Re: Control over collapsing margins

On Tue, Apr 28, 2009 at 9:50 AM, Niels Matthijs
<niels.matthijs@internetarchitects.be> wrote:
> -----Original Message-----
> From: Giovanni Campagna [mailto:scampa.giovanni@gmail.com]
> Sent: 28 April 2009 16:39
> To: Niels Matthijs
> Cc: www-style@w3.org
> Subject: Re: Control over collapsing margins
>
>> Of course it is a hack, but at least it works most of time.
>
> I think, with column modules, SVG graphics, css animation and
> multibg/rounded-corner boxes in the making that we shouldn't just be
> content with hacking our way across margins anymore. It's one of the
> most basic css properties and important for a solid page structure. I'd
> hope to use it when css3 support is there without needed to hack my way
> around a simple thing like this.
>
>> On the other side, I don't see the necessity for "margin-top-collapse"
>> / "margin-bottom-collapse" or even just "margin-collapse" (since we
>> need margin-left-collapse and margin-right-collapse for Japanese and
>> Mongolian)
>
> It is useful from time to time.
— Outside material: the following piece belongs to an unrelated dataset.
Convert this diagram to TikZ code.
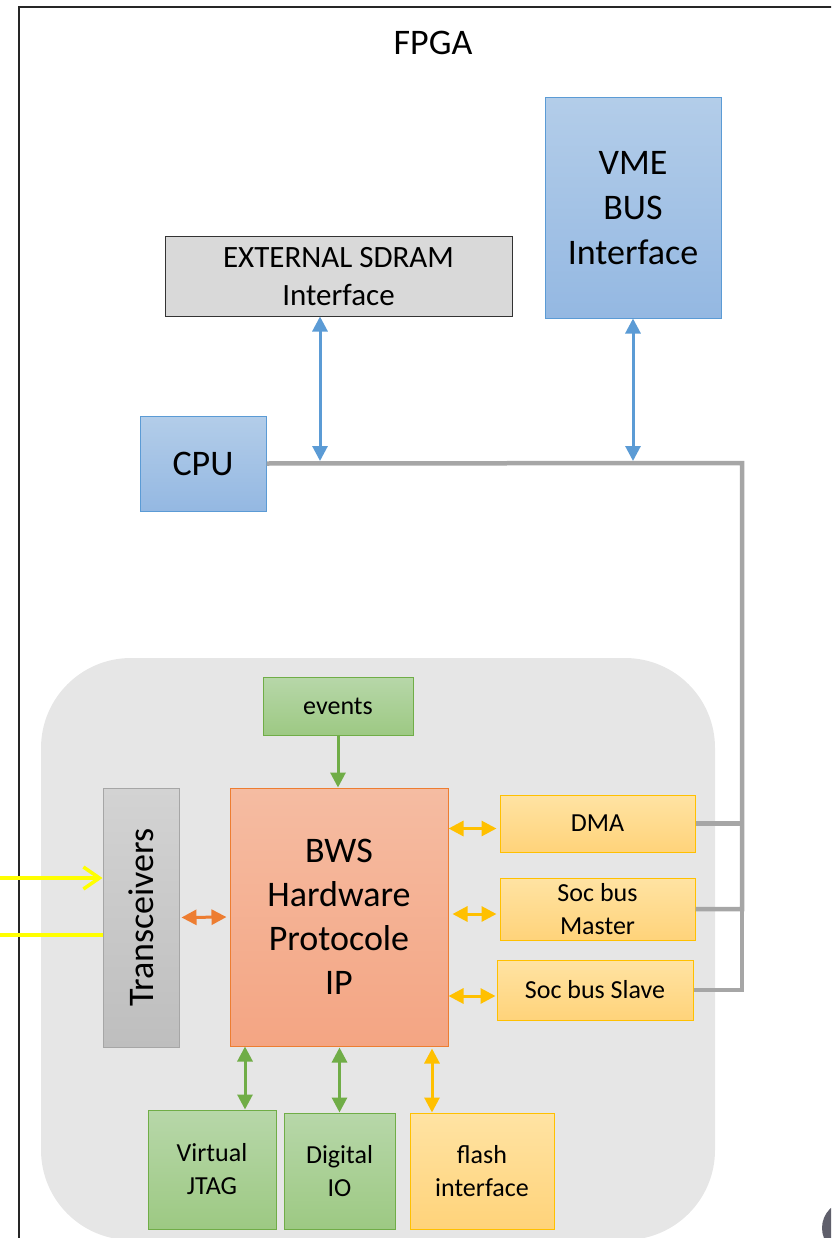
\documentclass[tikz,border=0pt]{standalone}
\usepackage{fontspec}
\setmainfont{Carlito}
\usetikzlibrary{arrows.meta}

\definecolor{bluetop}{HTML}{B3CDE9}
\definecolor{bluebot}{HTML}{94B8E2}
\definecolor{blueline}{HTML}{5B9BD5}
\definecolor{greentop}{HTML}{B7D7A9}
\definecolor{greenbot}{HTML}{9DC983}
\definecolor{greenline}{HTML}{70AD47}
\definecolor{salmontop}{HTML}{F5BCA2}
\definecolor{salmonbot}{HTML}{F4A583}
\definecolor{orangeline}{HTML}{ED7D31}
\definecolor{yellowtop}{HTML}{FFE3A3}
\definecolor{yellowbot}{HTML}{FFD37A}
\definecolor{yellowline}{HTML}{FFC000}
\definecolor{transtop}{HTML}{D3D3D3}
\definecolor{transbot}{HTML}{BEBEBE}
\definecolor{transline}{HTML}{A6A6A6}
\definecolor{sdramfill}{HTML}{D9D9D9}
\definecolor{busgrey}{HTML}{A6A6A6}
\definecolor{regiongrey}{HTML}{E6E6E6}
\definecolor{inyellow}{HTML}{FFFF00}
\definecolor{darkdot}{HTML}{5F5F6B}

\begin{document}
\begin{tikzpicture}[x=1pt,y=-1pt,>={Triangle[length=15pt,width=15pt]},line width=3pt,
    box/.style={rectangle,draw,line width=1pt,inner sep=0pt,align=center,text=black},
    blue node/.style={box,draw=blueline,top color=bluetop,bottom color=bluebot,font=\fontsize{36}{45}\selectfont},
    green node/.style={box,draw=greenline,top color=greentop,bottom color=greenbot,font=\fontsize{26}{33}\selectfont},
    yellow node/.style={box,draw=yellowline,top color=yellowtop,bottom color=yellowbot,font=\fontsize{26}{33}\selectfont},
    bus line/.style={draw=busgrey,line width=4.5pt}]

    \useasboundingbox (0,0) rectangle (831,1238);
    \clip (0,0) rectangle (831,1238);

    % FPGA frame and the IP region
    \draw[line width=2.5pt,black!85] (19,1260) -- (19,7) -- (860,7);
    \fill[regiongrey,rounded corners=90pt] (41,658) rectangle (715,1240);
    \fill[darkdot] (849,1228) circle (27pt);
    \node (fpga) at (433,43) [font=\fontsize{36}{44}\selectfont]{FPGA};

    % upper part
    \node[blue node, minimum width=176pt, minimum height=220pt] (vme) at (633,208) {VME\\BUS\\Interface};
    \node[box, draw=black!80, fill=sdramfill, minimum width=347pt, minimum height=79pt,
          font=\fontsize{31}{38}\selectfont] (sdram) at (338.5,276.5) {EXTERNAL SDRAM\\Interface};
    \node[blue node, minimum width=126pt, minimum height=95pt] (cpu) at (203,463.5) {CPU};

    % lower part
    \node[green node, minimum width=150pt, minimum height=58pt] (events) at (338,706) {events};
    \node[box, draw=orangeline, top color=salmontop, bottom color=salmonbot, minimum width=218pt, minimum height=258pt,
          font=\fontsize{36}{44}\selectfont] (bws) at (339,917) {BWS\\Hardware\\Protocole\\IP};
    \node[box, draw=transline, top color=transtop, bottom color=transbot, minimum width=76pt, minimum height=259pt,
          font=\fontsize{36}{44}\selectfont] (trans) at (141,917.5) {\rotatebox{90}{Transceivers}};
    \node[yellow node, minimum width=195pt, minimum height=57pt] (dma) at (597.5,823.5) {DMA};
    \node[yellow node, minimum width=195pt, minimum height=62pt] (master) at (597.5,909) {Soc bus\\Master};
    \node[yellow node, minimum width=196pt, minimum height=60pt] (slave) at (595,990) {Soc bus Slave};
    \node[green node, minimum width=128pt, minimum height=119pt] (jtag) at (212,1169.5) {Virtual\\JTAG};
    \node[green node, minimum width=111pt, minimum height=116pt] (dio) at (339.5,1171) {Digital\\IO};
    \node[yellow node, minimum width=144pt, minimum height=116pt] (flash) at (482,1171) {flash\\interface};

    % bus
    \coordinate (tap1) at (320,461);
    \coordinate (tap2) at (633,461);
    \coordinate (corner) at (742,463);
    \draw[bus line] (cpu.east) -- (corner) |- (master.east);
    \draw[bus line] (dma.east) -- (dma.east -| corner);
    \draw[bus line] (slave.east) -| (master.east -| corner);

    \draw[<->, blueline] (sdram.south -| tap1) -- (tap1);
    \draw[<->, blueline] (vme.south) -- (tap2);

    \draw[->, greenline] (events.south) -- (events.south |- bws.north);
    \draw[<->, orangeline, shorten <=2pt, shorten >=3pt] (trans.east) -- (bws.west);
    \draw[<->, yellowline, shorten >=3pt] ([yshift=-5pt]bws.east |- dma.west) -- ([yshift=-5pt]dma.west);
    \draw[<->, yellowline, shorten <=4pt, shorten >=3pt] ([yshift=-5pt]bws.east |- master.west) -- ([yshift=-5pt]master.west);
    \draw[<->, yellowline, shorten >=1pt] ([yshift=-6pt]bws.east |- slave.west) -- ([yshift=-6pt]slave.west);

    \draw[<->, greenline] ([xshift=33pt]jtag.north |- bws.south) -- ([xshift=33pt]jtag.north);
    \draw[<->, greenline, shorten <=1pt] (dio.north |- bws.south) -- (dio.north);
    \draw[<->, yellowline, shorten <=2pt] ([xshift=-50pt]flash.north |- bws.south) -- ([xshift=-50pt]flash.north);

    % incoming links
    \coordinate (in1) at (0,878);
    \coordinate (in2) at (0,935);
    \draw[inyellow, line width=3.5pt, -{Straight Barb[length=16pt,width=22pt]}] (in1) -- (in1 -| trans.west);
    \draw[inyellow, line width=3.5pt] (in2) -- (in2 -| trans.west);
\end{tikzpicture}
\end{document}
Meyer gave a good example of p's nested
> in a li element (where the top of the first paragraph should line up
> with the top of the li element if it isn't visually separated.
>
> Not quite sure if a BFC is such a good idea, since this seems to involve
> more than simply controlling the collapsing margin, and could have
> unwanted effects?

Well, in my experience the major effects of creating a BFC are that
margins won't collapse through them, they contain their descendant
floats, and they won't overlap sibling floats.  I use them (typically
through the overflow hack) regularly in my designs for all of those
reasons.

Does anyone know of any other 'standard features' of BFCs that I'm missing?